Mardi, il a proposé à la Russie une trêve dans les airs et en mer afin d’amorcer des pourparlers sous la médiation de Donald Trump. Il s’est également déclaré prêt à signer un accord sur l’exploitation des ressources naturelles de l’Ukraine avec les États-Unis, une exigence du président américain.
De son côté, Donald Trump a laissé entendre qu’il était ouvert au dialogue, déclarant devant le Congrès avoir reçu l’assurance de Zelensky qu’il était prêt à discuter d’une « paix durable » avec la Russie.
Une Europe divisée
Mercredi soir, Emmanuel Macron a averti que « la menace russe est bien réelle et touche directement les pays européens ». Il a dénoncé la stratégie du Kremlin visant à faire du conflit ukrainien un enjeu mondial, notamment par la désinformation.
« Cette agressivité ne semble pas connaître de frontières. Rester spectateur serait une folie », a-t-il martelé.
Cependant, cette position ne fait pas l’unanimité au sein des Vingt-Sept. Viktor Orban, soutien affiché de Donald Trump et de Vladimir Poutine, a menacé de bloquer le sommet.

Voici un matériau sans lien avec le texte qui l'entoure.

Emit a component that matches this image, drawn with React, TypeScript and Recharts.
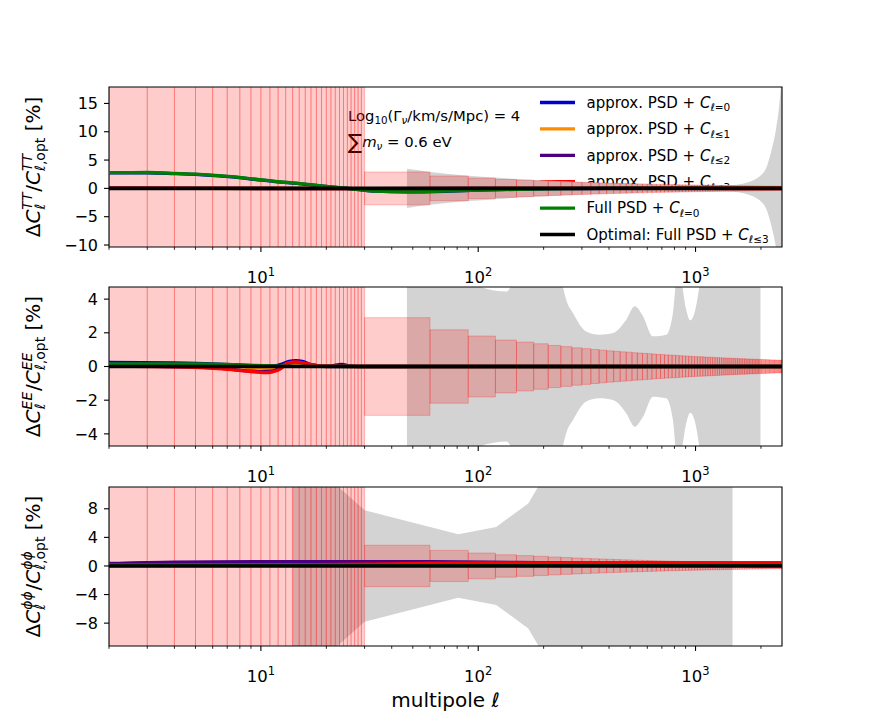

Il a été reçu à dîner mercredi soir par Emmanuel Macron.
Nouveaux bilans des frappes russes
Sur le terrain, la guerre continue de faire des victimes. Dans la nuit de mercredi à jeudi, quatre personnes ont été tuées dans des frappes russes : trois dans un tir de missile ayant touché un hôtel à Kryvyï Rih (centre), où quatorze blessés sont dans un état critique, et une autre dans une attaque de drone sur un entrepôt à Soumy (nord), selon les autorités locales.